I have often been impressed by your empathy and compassion toward suffering animals, and I know that these virtues are permanent whereas your lust for women is largely hormonal and therefore temporary. Yet, for now, you have told me straight-out that you place little value on our friendship. What would you have me do with that information? I could hang around hoping that you don’t mean it, but I have found that people generally do mean what they say when they are telling me something that they know I won’t like hearing. Or, I could say that it’s okay that you don’t value me, but that would mean that I don’t value myself. My other option would be to think of you as someone who I also hold in little value, but we go back too far—and were once, I thought, too close—for that. While you were never my best friend, you were my good friend, and I imagined that you valued me similarly. Ironically, if I had never made a move toward becoming closer to you—by visiting—none of this would have come up, and I would have been left thinking that you valued me more than you do.

2 comments:

All Consuming said...

I find your honesty here quite profound.
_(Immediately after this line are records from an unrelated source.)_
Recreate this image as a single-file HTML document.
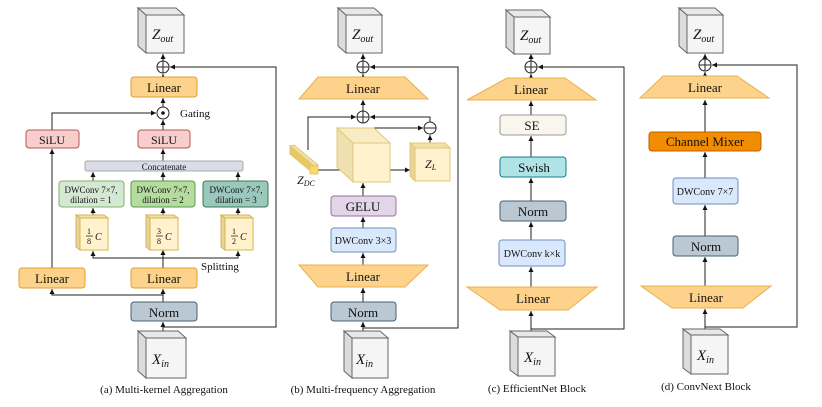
<!DOCTYPE html>
<html><head><meta charset="utf-8"><style>
html,body{margin:0;padding:0;background:#fff}
svg{display:block}
text{font-family:"Liberation Serif",serif;fill:#111}
</style></head><body>
<svg width="822" height="407" viewBox="0 0 822 407" xmlns="http://www.w3.org/2000/svg">
<defs>
<marker id="ar" markerWidth="6" markerHeight="6" refX="5" refY="3" orient="auto" markerUnits="userSpaceOnUse">
<path d="M0,0.5 L5,3 L0,5.5 Z" fill="#111"/></marker>
</defs>
<g stroke="#222" stroke-width="1" fill="none" marker-end="url(#ar)">
<!-- (a) -->
<path d="M163,302 V289"/>
<path d="M163,295 H52 V289"/>
<path d="M163,268 V250"/>
<path d="M163,258 H93 V251"/>
<path d="M163,258 H238 V251"/>
<path d="M93,217 V208"/><path d="M163,217 V208"/><path d="M238,217 V208"/>
<path d="M93,181 V172"/><path d="M163,181 V172"/><path d="M238,181 V172"/>
<path d="M163,161 V149"/>
<path d="M52,268 V149"/>
<path d="M52,130 V113 H156"/>
<path d="M163,130 V120"/>
<path d="M163,107 V98"/>
<path d="M163,77 V74"/>
<path d="M163,61 V54"/>
<path d="M163,336 V322"/>
<path d="M163,327 H276 V67 H170"/>
<!-- (b) -->
<path d="M363,337 V322"/>
<path d="M363,328 H458 V67 H370"/>
<path d="M363,302 V288"/>
<path d="M363,265 V253"/>
<path d="M363,228 V217"/>
<path d="M363,196 V183"/>
<path d="M345,170 H313"/>
<path d="M390,170 H410"/>
<path d="M370,138 V128 H423"/>
<path d="M430,143 V135"/>
<path d="M308,150 V117 H356"/>
<path d="M430,122 V117 H370"/>
<path d="M363,111 V100"/>
<path d="M363,77 V74"/>
<path d="M363,61 V54"/>
<!-- (c) -->
<path d="M531,335 V311"/>
<path d="M531,329 H624 V67 H538"/>
<path d="M531,287 V267"/>
<path d="M531,240 V222"/>
<path d="M531,201 V178"/>
<path d="M531,157 V136"/>
<path d="M531,115 V101"/>
<path d="M531,78 V74"/>
<path d="M531,61 V54"/>
<!-- (d) -->
<path d="M705,333 V309"/>
<path d="M705,327 H797 V65 H712"/>
<path d="M705,286 V257"/>
<path d="M705,236 V205"/>
<path d="M705,178 V152"/>
<path d="M705,132 V100"/>
<path d="M705,76 V72"/>
<path d="M705,59 V54"/>
</g>
<!-- circles -->
<g stroke="#222" fill="#fff" stroke-width="1">
<circle cx="163" cy="67" r="6"/><path d="M157,67 H169 M163,61 V73"/>
<circle cx="163" cy="113" r="6"/>
<circle cx="363" cy="67" r="6"/><path d="M357,67 H369 M363,61 V73"/>
<circle cx="363" cy="117" r="6"/><path d="M357,117 H369 M363,111 V123"/>
<circle cx="430" cy="128" r="6"/><path d="M424,128 H436"/>
<circle cx="531" cy="67" r="6"/><path d="M525,67 H537 M531,61 V73"/>
<circle cx="705" cy="65" r="6"/><path d="M699,65 H711 M705,59 V71"/>
</g>
<circle cx="163" cy="113" r="1.8" fill="#111"/>
<text x="180" y="117" font-size="11">Gating</text>

<!-- grey cubes: Zout / Xin -->
<g stroke="#666" stroke-width="1">
<path d="M138,8 L146,15 V53 L138,46 Z" fill="#dcdcdc"/><path d="M138,8 H176 L184,15 H146 Z" fill="#e8e8e8"/><rect x="146" y="15" width="38" height="38" fill="#f5f5f5"/>
<path d="M338,8 L346,15 V53 L338,46 Z" fill="#dcdcdc"/><path d="M338,8 H374 L382,15 H346 Z" fill="#e8e8e8"/><rect x="346" y="15" width="36" height="38" fill="#f5f5f5"/>
<path d="M506,10 L514,17 V54 L506,47 Z" fill="#dcdcdc"/><path d="M506,10 H542 L550,17 H514 Z" fill="#e8e8e8"/><rect x="514" y="17" width="36" height="37" fill="#f5f5f5"/>
<path d="M679,8 L687,15 V53 L679,46 Z" fill="#dcdcdc"/><path d="M679,8 H715 L723,15 H687 Z" fill="#e8e8e8"/><rect x="687" y="15" width="36" height="38" fill="#f5f5f5"/>
<path d="M138,331 L146,338 V378 L138,371 Z" fill="#dcdcdc"/><path d="M138,331 H178 L186,338 H146 Z" fill="#e8e8e8"/><rect x="146" y="338" width="40" height="40" fill="#f5f5f5"/>
<path d="M344,331 L352,338 V378 L344,371 Z" fill="#dcdcdc"/><path d="M344,331 H380 L388,338 H352 Z" fill="#e8e8e8"/><rect x="352" y="338" width="36" height="40" fill="#f5f5f5"/>
<path d="M510,331 L518,337 V376 L510,370 Z" fill="#dcdcdc"/><path d="M510,331 H547 L555,337 H518 Z" fill="#e8e8e8"/><rect x="518" y="337" width="37" height="39" fill="#f5f5f5"/>
<path d="M683,329 L691,335 V374 L683,368 Z" fill="#dcdcdc"/><path d="M683,329 H720 L728,335 H691 Z" fill="#e8e8e8"/><rect x="691" y="335" width="37" height="39" fill="#f5f5f5"/>
</g>
<g font-style="italic" font-size="15">
<text x="152" y="39">Z<tspan font-size="10" dy="3">out</tspan></text>
<text x="352" y="39">Z<tspan font-size="10" dy="3">out</tspan></text>
<text x="520" y="40">Z<tspan font-size="10" dy="3">out</tspan></text>
<text x="693" y="39">Z<tspan font-size="10" dy="3">out</tspan></text>
<text x="152" y="364">X<tspan font-size="10" dy="3">in</tspan></text>
<text x="356" y="364">X<tspan font-size="10" dy="3">in</tspan></text>
<text x="524" y="362">X<tspan font-size="10" dy="3">in</tspan></text>
<text x="697" y="360">X<tspan font-size="10" dy="3">in</tspan></text>
</g>

<!-- (a) boxes -->
<g stroke-width="1">
<rect x="131" y="77" width="66" height="20" rx="3" fill="#fdd28a" stroke="#e0a030"/>
<rect x="26" y="130" width="53" height="18" rx="3" fill="#f8cecc" stroke="#b85450"/>
<rect x="138" y="130" width="52" height="18" rx="3" fill="#f8cecc" stroke="#b85450"/>
<rect x="85" y="161" width="158" height="10" rx="2" fill="#dadce8" stroke="#aaa"/>
<rect x="59" y="181" width="65" height="26" rx="3" fill="#d5e8d4" stroke="#82b366"/>
<rect x="131" y="181" width="64" height="26" rx="3" fill="#b5dc9f" stroke="#5a9a48"/>
<rect x="203" y="181" width="65" height="26" rx="3" fill="#9ac8bc" stroke="#3a7a50"/>
<rect x="19" y="268" width="66" height="20" rx="3" fill="#fdd28a" stroke="#e0a030"/>
<rect x="131" y="268" width="66" height="20" rx="3" fill="#fdd28a" stroke="#e0a030"/>
<rect x="131" y="302" width="66" height="19" rx="3" fill="#bac8d3" stroke="#4a6070"/>
</g>
<g fill="#fff2cc" stroke="#d6b656">
<path d="M76,215 L80,218 V250 L76,247 Z" fill="#e8d39a"/><path d="M76,215 H104 L108,218 H80 Z" fill="#f3e0a8"/><rect x="80" y="218" width="28" height="32"/>
<path d="M146,215 L150,218 V250 L146,247 Z" fill="#e8d39a"/><path d="M146,215 H174 L178,218 H150 Z" fill="#f3e0a8"/><rect x="150" y="218" width="28" height="32"/>
<path d="M221,215 L225,218 V250 L221,247 Z" fill="#e8d39a"/><path d="M221,215 H249 L253,218 H225 Z" fill="#f3e0a8"/><rect x="225" y="218" width="28" height="32"/>
</g>
<g font-size="12" text-anchor="middle">
<text x="164" y="92" font-size="13">Linear</text>
<text x="52" y="144">SiLU</text>
<text x="164" y="144">SiLU</text>
<text x="164" y="170" font-size="9" font-family="Liberation Sans" fill="#333">Concatenate</text>
<text x="91" y="193" font-size="9">DWConv 7×7,</text><text x="91" y="203" font-size="9">dilation = 1</text>
<text x="163" y="193" font-size="9">DWConv 7×7,</text><text x="163" y="203" font-size="9">dilation = 2</text>
<text x="236" y="193" font-size="9">DWConv 7×7,</text><text x="236" y="203" font-size="9">dilation = 3</text>
<text x="52" y="283" font-size="13">Linear</text>
<text x="164" y="283" font-size="13">Linear</text>
<text x="164" y="317" font-size="13">Norm</text>
<text x="164" y="393" font-size="11">(a) Multi-kernel Aggregation</text>
</g>
<g font-size="8">
<text x="87" y="234">1</text><path d="M86,236 H93" stroke="#111" stroke-width="0.7"/><text x="87" y="244">8</text><text x="95" y="240" font-style="italic" font-size="10">C</text>
<text x="157" y="234">3</text><path d="M156,236 H163" stroke="#111" stroke-width="0.7"/><text x="157" y="244">8</text><text x="165" y="240" font-style="italic" font-size="10">C</text>
<text x="232" y="234">1</text><path d="M231,236 H238" stroke="#111" stroke-width="0.7"/><text x="232" y="244">2</text><text x="240" y="240" font-style="italic" font-size="10">C</text>
</g>
<text x="201" y="270" font-size="11">Splitting</text>

<!-- (b) -->
<path d="M318,77 H405 L428,99 H299 Z" fill="#fdd28a" stroke="#e8b050"/>
<path d="M299,265 H428 L405,287 H318 Z" fill="#fdd28a" stroke="#e8b050"/>
<rect x="331" y="196" width="65" height="20" rx="3" fill="#e1d5e7" stroke="#9673a6"/>
<rect x="331" y="228" width="65" height="24" rx="3" fill="#dae8fc" stroke="#6c8ebf"/>
<rect x="331" y="302" width="65" height="19" rx="3" fill="#bac8d3" stroke="#4a6070"/>
<g stroke="#e0c878">
<path d="M337,128 L353,143 V182 L337,167 Z" fill="#f0e0b0"/><path d="M337,128 H374 L390,143 H353 Z" fill="#f7ecc4"/><rect x="353" y="143" width="37" height="39" fill="#fff2cc"/>
<path d="M410,143 L415,148 V181 L410,176 Z" fill="#e8d39a"/><path d="M410,143 H445 L450,148 H415 Z" fill="#f3e0a8"/><rect x="415" y="148" width="35" height="33" fill="#fff2cc"/>
<path d="M290,146 L294,145 L318,165 L314,166 Z" fill="#f3e0a8"/><path d="M290,146 L314,166 V174 L290,154 Z" fill="#e8c860"/><rect x="310" y="166" width="8" height="8" fill="#ffd966"/>
</g>
<g text-anchor="middle" font-size="13">
<text x="363" y="93">Linear</text>
<text x="363" y="211">GELU</text>
<text x="363" y="244" font-size="10">DWConv 3×3</text>
<text x="363" y="281">Linear</text>
<text x="363" y="317">Norm</text>
<text x="363" y="393" font-size="11">(b) Multi-frequency Aggregation</text>
</g>
<text x="425" y="168" font-size="12" font-style="italic">Z<tspan font-size="8" dy="2">L</tspan></text>
<text x="297" y="184" font-size="12" font-style="italic">Z<tspan font-size="8" dy="2">DC</tspan></text>

<!-- (c) -->
<path d="M507,78 H565 L596,100 H467 Z" fill="#fdd28a" stroke="#e8b050"/>
<path d="M467,287 H597 L568,310 H500 Z" fill="#fdd28a" stroke="#e8b050"/>
<rect x="500" y="115" width="66" height="20" rx="3" fill="#f9f7ed" stroke="#999"/>
<rect x="500" y="157" width="66" height="20" rx="3" fill="#b0e3e6" stroke="#0e8088"/>
<rect x="500" y="201" width="66" height="20" rx="3" fill="#bac8d3" stroke="#4a6070"/>
<rect x="499" y="240" width="66" height="26" rx="3" fill="#dae8fc" stroke="#6c8ebf"/>
<g text-anchor="middle" font-size="13">
<text x="531" y="94">Linear</text>
<text x="532" y="130">SE</text>
<text x="534" y="172">Swish</text>
<text x="533" y="216">Norm</text>
<text x="532" y="257" font-size="10">DWConv k×k</text>
<text x="533" y="303">Linear</text>
<text x="537" y="392" font-size="11">(c) EfficientNet Block</text>
</g>

<!-- (d) -->
<path d="M663,76 H737 L769,98 H640 Z" fill="#fdd28a" stroke="#e8b050"/>
<path d="M641,286 H771 L743,308 H672 Z" fill="#fdd28a" stroke="#e8b050"/>
<rect x="649" y="132" width="112" height="19" rx="3" fill="#f28c00" stroke="#c06000"/>
<rect x="673" y="178" width="65" height="26" rx="3" fill="#dae8fc" stroke="#6c8ebf"/>
<rect x="673" y="236" width="65" height="20" rx="3" fill="#bac8d3" stroke="#4a6070"/>
<g text-anchor="middle" font-size="13">
<text x="705" y="92">Linear</text>
<text x="705" y="146">Channel Mixer</text>
<text x="705" y="195" font-size="10">DWConv 7×7</text>
<text x="706" y="251">Norm</text>
<text x="706" y="302">Linear</text>
<text x="706" y="390" font-size="11">(d) ConvNext Block</text>
</g>
</svg>
</body></html>
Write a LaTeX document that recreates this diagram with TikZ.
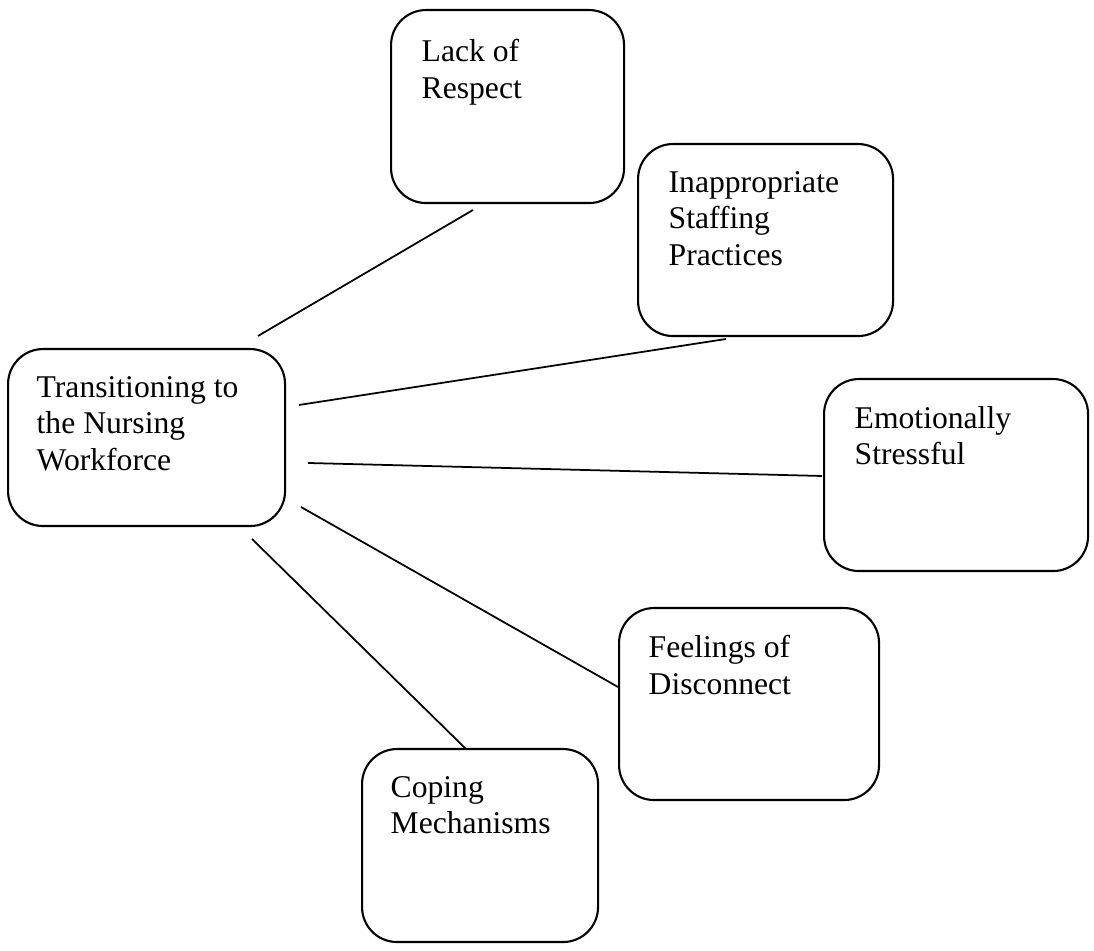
\documentclass[tikz,border=0pt]{standalone}
\usepackage{fontspec}
\setmainfont{Liberation Serif}
\usepackage{tikz}

\begin{document}
\begin{tikzpicture}[
	theme/.style = {draw=black, rectangle, rounded corners=0.35cm,
		line width=0.6pt, anchor=north west, inner sep=0pt},
	caption/.style = {anchor=north west, inner sep=0pt, align=left,
		font=\fontsize{9}{10.3}\selectfont},
	link/.style = {draw=black, line width=0.5pt}]
				\useasboundingbox (0,0) rectangle (10.94,-9.51);
				% boxes
				\node[theme, minimum width=2.33cm, minimum height=1.93cm] (respect) at(3.90,-0.09){};
				\node[theme, minimum width=2.55cm, minimum height=1.92cm] (staffing) at(6.37,-1.43){};
				\node[theme, minimum width=2.77cm, minimum height=1.77cm] (transition) at(0.07,-3.48){};
				\node[theme, minimum width=2.64cm, minimum height=1.92cm] (stress) at(8.23,-3.78){};
				\node[theme, minimum width=2.60cm, minimum height=1.92cm] (disconnect) at(6.18,-6.07){};
				\node[theme, minimum width=2.36cm, minimum height=1.93cm] (coping) at(3.61,-7.48){};
				% texts
				\node[caption] (respect text) at([xshift=0.31cm, yshift=-0.30cm]respect.north west){Lack of\\Respect};
				\node[caption] (staffing text) at([xshift=0.31cm, yshift=-0.28cm]staffing.north west){Inappropriate\\Staffing\\Practices};
				\node[caption] (transition text) at([xshift=0.29cm, yshift=-0.28cm]transition.north west){Transitioning to\\the Nursing\\Workforce};
				\node[caption] (stress text) at([xshift=0.31cm, yshift=-0.28cm]stress.north west){Emotionally\\Stressful};
				\node[caption] (disconnect text) at([xshift=0.30cm, yshift=-0.28cm]disconnect.north west){Feelings of\\Disconnect};
				\node[caption] (coping text) at([xshift=0.29cm, yshift=-0.28cm]coping.north west){Coping\\Mechanisms};
				% free ends of the lines
				\coordinate (t1) at(2.58,-3.36);
				\coordinate (t2) at(2.99,-4.05);
				\coordinate (t3) at(3.08,-4.63);
				\coordinate (t4) at(3.01,-5.07);
				\coordinate (t5) at(2.52,-5.39);
				\coordinate (r1) at(4.73,-2.10);
				\coordinate (s1) at(7.26,-3.39);
				\coordinate (e1) at(8.22,-4.76);
				\coordinate (d1) at(6.18,-6.87);
				\coordinate (c1) at(4.66,-7.49);
				\draw[link] (t1) -- (r1);
				\draw[link] (t2) -- (s1);
				\draw[link] (t3) -- (e1);
				\draw[link] (t4) -- (d1);
				\draw[link] (t5) -- (c1);
			\end{tikzpicture}
\end{document}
And very necessary, not only in this case but in the evalutaion of all our relationships as we get older, if we are lucky we do it earlier, if later, then I think that at worst we have some clarity finally on what we believed people were in contrast to what they actually are to us. A very close friend of mine called it " cutting out the dead wood" At the time I thought it harsh, I was 21. I have since found that cutting that dead wood out makes everything a little clearer. x

Snowbrush said...

The cutting out the dead wood analogy is provocative in that its a permanent solution, and it therefore behooves one to be sure the wood is dead. I still don't know if I did right regarding this relationship. My former friend afterwards sent me a cartoon about the all-accepting quality of "Southern" friendship (we are both from Mississippi), and I responded briefly but lovingly. He hasn't written since.